На 10 апреля 1848 г. в Лондоне чартистами была назначена массовая демонстрация с целью подачи петиции о принятии Народной хартии. Демонстранты, собравшиеся на площади Кеннингтон-коммон, должны были оттуда двинуться к зданию парламента. Правительство запретило демонстрацию, войска и полиция были стянуты в Лондон, чтобы воспрепятствовать ее проведению. Руководители чартистов, среди которых многие проявили колебания, решили отказаться от проведения демонстрации и уговорили демонстрантов разойтись. Неудача демонстрации была использована силами реакции для наступления на рабочих и репрессий против чартистов.



217

Речь идет о подготовлявшемся в 1853 г. изменении датской конституции 5 июня 1849 г. в сторону усиления королевской власти. Новая конституция была введена в действие 2 октября 1855 года.

Lex Regia («королевский закон») — закон о датском престолонаследии был издан 14 ноября 1665 г. королем Фредериком III. Этим законом устанавливалась в Дании абсолютная власть короля и определялся порядок престолонаследия, допускавший наследование и по женской линии. Согласно Лондонскому протоколу 8 мая 1852 г. (см. примечание 75) и новому закону о престолонаследии от 31 июля 1853 г., наследование по женской линии исключалось. Поскольку у царствовавшего тогда в Дании короля Фредерика VII не было прямого наследника, в качестве такового был признан герцог Кристиан Глюксбургский.

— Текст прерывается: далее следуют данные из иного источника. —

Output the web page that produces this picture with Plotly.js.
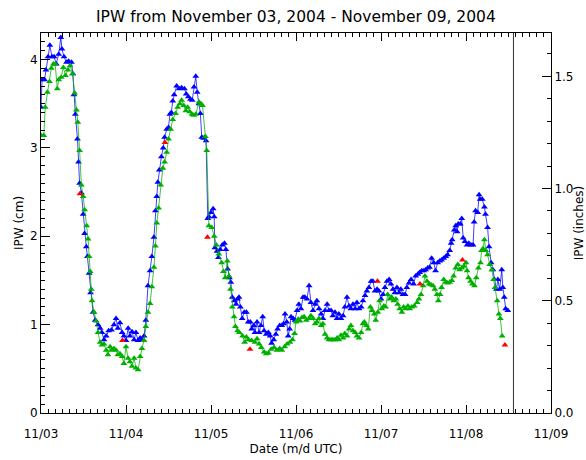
<!DOCTYPE html>
<html>
<head>
<meta charset="utf-8">
<script src="https://cdn.plot.ly/plotly-3.0.1.min.js"></script>
<style>html,body{margin:0;padding:0;background:#fff;}#chart{width:586px;height:460px;}</style>
</head>
<body>
<div id="chart"></div>
<script>
// Hours since 2004-11-03 00:00 UTC, and IPW in cm
const blueHours = [0,0.3,1.0,1.4,2.0,2.5,3.1,3.7,4.3,5.0,5.6,5.9,6.5,7.2,7.8,8.6,9.0,9.3,9.7,10.3,
  10.6,10.9,11.4,11.9,12.3,12.8,13.1,13.6,14.0,14.7,15.3,16.1,16.7,17.2,17.8,18.4,19.1,19.9,20.6,21.2,
  21.7,22.3,22.9,23.4,24.0,24.6,25.1,25.7,26.3,26.8,27.4,28.0,28.5,29.1,29.6,30.2,30.8,31.3,31.9,32.3,
  32.7,33.0,33.4,34.0,34.5,34.9,35.5,36.0,36.4,36.8,37.2,
  37.6,38.3,39.0,39.7,40.5,41.0,41.6,42.2,42.7,43.2,43.7,44.1,44.6,45.0,45.4,45.9,46.6,47.1,47.4,48.0,
  48.6,48.9,49.1,49.7,50.1,50.6,51.2,51.8,52.2,52.7,53.2,53.6,54.0,54.6,55.1,55.5,55.9,56.3,56.8,57.4,
  58.0,58.5,59.1,59.5,60.1,60.4,61.0,61.6,62.1,62.6,63.0,63.6,64.2,64.7,65.1,65.7,66.3,66.8,67.4,68.0,
  68.5,68.9,
  69.4,69.8,70.2,70.6,71.2,71.7,72.3,72.8,73.4,74.0,74.5,75.1,75.7,76.2,76.8,77.4,77.9,78.5,79.1,79.6,
  80.2,80.8,81.3,81.9,82.4,83.0,83.6,84.1,84.7,85.3,85.8,86.4,87.0,87.5,88.1,88.7,89.2,89.8,90.4,90.9,
  91.5,92.0,92.6,93.2,93.7,94.3,94.9,95.4,96.0,96.6,97.1,97.7,98.3,98.8,99.4,99.9,100.5,101.1,101.6,102.2,
  102.8,103.3,103.9,104.5,
  105.2,105.8,106.4,106.9,107.5,108.1,108.6,109.2,109.7,110.3,110.9,111.4,112.0,112.6,113.1,113.7,114.3,114.8,115.4,115.8,
  116.1,116.7,117.1,117.5,117.8,118.4,118.8,119.2,119.7,120.3,120.8,121.4,122.0,122.3,122.7,123.3,123.7,124.0,124.6,125.2,
  125.5,126.1,126.5,127.1,127.6,128.0,128.6,129.0,129.5,130.1,130.4,130.8,131.2,131.8];
const blueCm = [3.46,3.77,3.77,3.88,4.03,4.16,4.03,4.03,3.95,4.06,4.25,4.12,4.03,3.97,3.98,3.97,3.84,3.6,3.38,3.1,
  2.84,2.6,2.49,2.25,2.03,1.88,1.77,1.58,1.36,1.14,1.05,1.0,0.96,0.91,0.83,0.87,0.93,0.94,1.0,1.07,
  0.96,1.02,0.91,0.87,0.82,0.96,0.87,0.92,0.83,0.91,0.82,0.85,0.83,0.87,1.05,1.44,1.61,1.77,1.99,2.29,
  2.45,2.61,2.75,2.9,3.0,3.12,3.21,3.23,3.38,3.4,3.53,
  3.6,3.7,3.67,3.68,3.67,3.61,3.58,3.55,3.54,3.69,3.81,3.63,3.5,3.39,3.12,3.11,3.08,2.2,2.22,2.27,
  2.31,2.22,1.87,1.83,1.76,1.85,1.9,1.92,1.85,1.63,1.53,1.48,1.31,1.27,1.23,1.29,1.31,1.2,1.07,1.14,
  1.14,1.03,1.03,0.95,0.99,0.91,1.03,0.91,0.99,1.09,0.93,0.89,0.91,0.87,0.79,0.83,0.89,0.95,0.99,0.99,
  1.01,1.12,
  1.03,0.87,0.95,1.09,1.07,1.05,1.16,1.23,1.18,1.31,1.31,1.29,1.44,1.25,1.16,1.23,1.27,1.18,1.12,1.07,
  1.16,1.23,1.16,1.16,1.1,1.14,1.07,1.12,1.07,1.1,1.2,1.31,1.21,1.18,1.23,1.18,1.25,1.18,1.2,1.27,
  1.33,1.38,1.42,1.49,1.49,1.38,1.4,1.38,1.29,1.34,1.42,1.49,1.51,1.46,1.4,1.36,1.42,1.36,1.4,1.34,
  1.34,1.42,1.47,1.51,
  1.46,1.55,1.57,1.59,1.61,1.61,1.62,1.64,1.65,1.75,1.7,1.61,1.7,1.72,1.73,1.75,1.77,1.79,1.84,1.92,
  1.96,2.07,2.12,2.05,2.14,2.14,2.2,1.98,1.94,1.9,1.92,1.9,1.9,2.16,2.29,2.27,2.47,2.42,2.42,2.33,
  2.25,2.1,1.88,1.7,1.62,1.51,1.4,1.51,1.4,1.62,1.42,1.31,1.18,1.16];

const greenHours = [0.1,0.8,1.2,1.8,2.4,2.9,3.5,4.0,4.6,5.0,5.7,6.3,6.9,7.6,8.2,8.9,9.5,10.0,10.4,10.9,
  11.4,11.9,12.3,12.9,13.3,13.6,13.9,14.2,14.4,15.0,15.6,16.1,16.7,17.2,17.8,18.4,18.9,19.5,20.0,20.6,
  21.2,21.7,22.3,22.9,23.4,24.0,24.6,25.1,25.7,26.3,26.8,27.4,28.0,28.5,29.1,29.6,30.2,30.8,31.3,31.9,
  32.3,32.7,33.2,33.8,34.4,34.9,35.5,36.0,36.6,37.2,
  38.0,38.6,39.2,39.7,40.3,40.9,41.4,42.0,42.6,43.1,43.7,44.6,45.2,45.6,46.4,46.8,47.4,48.2,48.9,49.5,
  50.2,51.0,51.5,52.0,52.6,53.1,53.5,54.0,54.5,54.9,55.5,56.0,56.9,57.5,58.0,58.6,59.5,60.4,61.0,61.6,
  62.2,63.0,63.6,64.2,65.0,65.8,66.6,67.4,68.0,68.8,69.5,70.3,71.0,71.6,72.0,
  72.6,73.1,73.7,74.3,74.9,75.7,76.2,76.8,77.4,77.9,78.5,79.1,79.6,80.2,80.8,81.3,81.9,82.4,83.0,83.6,
  84.1,84.7,85.3,85.8,86.4,87.0,87.5,88.1,88.7,89.2,89.8,90.4,90.9,91.3,91.9,92.4,93.0,93.5,94.1,94.5,
  95.1,95.6,96.2,96.8,97.3,97.9,98.5,99.0,99.6,100.2,100.7,101.3,101.9,102.4,103.0,103.6,104.1,104.7,
  105.4,106.2,106.7,107.3,107.9,108.4,109.0,109.6,110.1,110.7,111.2,111.8,112.2,112.7,113.1,113.7,114.3,114.8,115.4,116.0,
  116.5,117.1,117.7,118.2,118.8,119.4,120.0,120.3,120.7,121.3,121.8,122.4,122.9,123.5,124.1,124.4,124.8,125.2,125.6,126.1,
  126.7,127.3,127.8,128.2,128.8,129.3,129.7,130.2];
const greenCm = [3.14,3.14,3.46,3.63,3.75,3.9,3.95,3.95,3.67,3.77,3.8,3.91,3.82,3.88,3.93,3.84,3.62,3.43,3.29,2.97,
  2.58,2.45,2.3,2.12,1.97,1.77,1.6,1.4,1.27,1.14,1.04,0.91,0.8,0.77,0.78,0.71,0.66,0.75,0.71,0.73,
  0.71,0.66,0.67,0.64,0.56,0.75,0.62,0.58,0.53,0.62,0.51,0.49,0.64,0.73,0.82,0.98,1.14,1.24,1.43,1.65,
  1.89,2.15,2.32,2.58,2.77,2.84,2.95,3.1,3.21,3.32,
  3.39,3.46,3.5,3.54,3.48,3.42,3.46,3.41,3.38,3.37,3.38,3.52,3.5,3.48,3.13,2.97,2.12,2.1,2.0,1.9,
  1.8,1.7,1.6,1.53,1.72,1.55,1.4,1.2,1.09,0.98,0.93,0.91,0.87,0.8,0.86,0.83,0.82,0.8,0.84,0.78,
  0.74,0.69,0.67,0.68,0.72,0.74,0.71,0.73,0.71,0.75,0.78,0.8,0.83,0.9,1.03,
  1.06,1.04,1.08,1.09,1.05,1.07,1.1,1.07,1.01,1.03,1.07,0.99,1.01,0.89,0.85,0.83,0.83,0.83,0.83,0.85,
  0.83,0.88,0.85,0.9,0.87,0.95,0.99,0.93,0.91,0.87,0.85,0.91,1.01,1.03,0.99,0.95,1.2,1.16,1.12,1.05,
  1.14,1.27,1.18,1.21,1.2,1.34,1.29,1.31,1.27,1.29,1.23,1.18,1.14,1.2,1.18,1.21,1.18,1.2,
  1.21,1.25,1.29,1.34,1.44,1.55,1.49,1.46,1.45,1.44,1.4,1.34,1.27,1.34,1.42,1.51,1.48,1.47,1.48,1.5,
  1.55,1.64,1.68,1.62,1.64,1.66,1.7,1.61,1.53,1.49,1.46,1.44,1.53,1.64,1.7,1.84,1.86,1.96,1.84,1.79,
  1.68,1.62,1.51,1.42,1.27,1.12,1.07,0.87];

const sondeHours = [11, 23, 35, 47, 59, 95, 107, 119, 131];
const sondeCm = [2.48, 0.82, 3.06, 1.99, 0.72, 1.49, 1.46, 1.73, 0.77];

const endHour = 133.4;            // vertical marker (latest data time)
const startDay = Date.UTC(2004, 10, 3);
const endDay = Date.UTC(2004, 10, 9);
const cmTop = 4.3;
const CM_PER_INCH = 2.54;

const toMs = h => startDay + h * 3600000;
const FONT = 'DejaVu Sans, Liberation Sans, sans-serif';

const traces = [
  // invisible companion series in inches, so the right-hand axis is drawn
  {x: blueHours.map(toMs), y: blueCm.map(v => v / CM_PER_INCH), yaxis: 'y2', type: 'scatter',
   mode: 'markers', marker: {opacity: 0, size: 1}, hoverinfo: 'skip', showlegend: false},
  {x: blueHours.map(toMs), y: blueCm, type: 'scatter', mode: 'lines+markers',
   line: {color: 'rgba(0,0,255,0.75)', width: 1},
   marker: {symbol: 'triangle-up', size: 6, color: '#0000ff'}, hoverinfo: 'x+y'},
  {x: greenHours.map(toMs), y: greenCm, type: 'scatter', mode: 'lines+markers',
   line: {color: 'rgba(0,175,0,0.75)', width: 1},
   marker: {symbol: 'triangle-up', size: 6, color: '#00b000'}, hoverinfo: 'x+y'},
  {x: sondeHours.map(toMs), y: sondeCm, type: 'scatter', mode: 'markers',
   marker: {symbol: 'triangle-up', size: 6, color: '#ff0000'}, hoverinfo: 'x+y'}
];

const TICKFONT = {family: FONT, size: 12, color: '#000'};

const layout = {
  width: 586, height: 460,
  margin: {l: 41, r: 35, t: 33, b: 47, pad: 0},
  paper_bgcolor: '#fff', plot_bgcolor: 'rgba(0,0,0,0)',
  showlegend: false,
  font: {family: FONT, color: '#000'},
  title: {text: 'IPW from November 03, 2004 - November 09, 2004',
          font: {family: FONT, size: 15.5, color: '#000'},
          x: 0.505, xanchor: 'center', y: 0.963, yanchor: 'middle'},
  xaxis: {
    type: 'date', range: [startDay, endDay], tick0: startDay, dtick: 86400000,
    tickformat: '%m/%d', ticks: 'inside', ticklen: 8, tickwidth: 1, tickcolor: '#000',
    showline: true, linecolor: '#000', linewidth: 1, mirror: 'ticks',
    showgrid: false, zeroline: false, tickfont: TICKFONT, ticklabelstandoff: 10,
    minor: {dtick: 7200000, ticklen: 4, ticks: 'inside', tickcolor: '#000', tickwidth: 1, showgrid: false},
    title: {text: 'Date (m/d UTC)', font: {family: FONT, size: 12, color: '#000'}, standoff: 4}
  },
  yaxis: {
    range: [0, cmTop], tick0: 0, dtick: 1, ticks: 'inside', ticklen: 9, tickwidth: 1, tickcolor: '#000',
    showline: true, linecolor: '#000', linewidth: 1, mirror: false,
    showgrid: false, zeroline: false, tickfont: TICKFONT,
    minor: {dtick: 0.1, ticklen: 4, ticks: 'inside', tickcolor: '#000', tickwidth: 1, showgrid: false},
    title: {text: 'IPW (cm)', font: {family: FONT, size: 12, color: '#000'}, standoff: 3}
  },
  yaxis2: {
    overlaying: 'y', side: 'right', anchor: 'x', range: [0, cmTop / CM_PER_INCH], tick0: 0, dtick: 0.5,
    tickformat: '.1f', ticks: 'inside', ticklen: 9, tickwidth: 1, tickcolor: '#000',
    showline: true, linecolor: '#000', linewidth: 1,
    showgrid: false, zeroline: false, tickfont: TICKFONT,
    minor: {dtick: 0.1, ticklen: 4, ticks: 'inside', tickcolor: '#000', tickwidth: 1, showgrid: false},
    title: {text: 'IPW (inches)', font: {family: FONT, size: 12, color: '#000'}, standoff: 2}
  },
  shapes: [{type: 'line', xref: 'x', yref: 'paper', x0: toMs(endHour), x1: toMs(endHour), y0: 0, y1: 1,
            line: {color: '#333', width: 1}}]
};

Plotly.newPlot('chart', traces, layout, {displayModeBar: false});
</script>
</body>
</html>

Новый закон косвенно подтверждал права на датский престол представителей царской династии как отпрысков по мужской линии герцога Гольштейн-Готторпского (Петра III).



218

См. примечание 41.



219

В своем «Политическом завещании» (1633) Ришелье изложил важнейшие принципы внутренней и внешней политики французского абсолютизма, стремясь обосновать его притязания на расширение границ Франции и гегемонию в Европе.

Капитулярии Карла Великого — королевские указы, являющиеся одним из основных памятников законодательства Франкского государства.



220

В конце XI века в восточной части Малой Азии в результате завоевания ее турками-огузами возникло турецкое феодальное государство с центром в городе Иконий (древнее название города Конья). Иконийский султанат во главе с династией Сельджукидов вел борьбу против Византии и крестоносцев. Во второй половине XIII в. в результате ударов, нанесенных султанату монгольским завоеванием, а также роста феодальной раздробленности он фактически распался на отдельные, независимые княжества. Одно из пограничных с Византией княжеств, расположенное в северо-западном районе Анатолии и возглавляемое племенным вождем Османом, сделалось ядром нового турецкого государства — Османской (Оттоманской) империи, в состав которой в XIV в. вошли не только прежние владения иконийских султанов, но и завоеванные турками территории соседних стран. В 1453 г. при султане Мехмеде II турки-османы захватили последний оплот византийских императоров — Константинополь, превратив его в столицу Османской империи.



221

Имеется в виду серия статей «Революция и контрреволюция в Германии», опубликованная в «New-York Daily Tribune» в 1851–1852 гг. (см. настоящее издание, т. 8, стр. 3—113). Серия была написана Энгельсом по просьбе Маркса, занятого в то время экономическими исследованиями. В «Tribune» она публиковалась за подписью Маркса.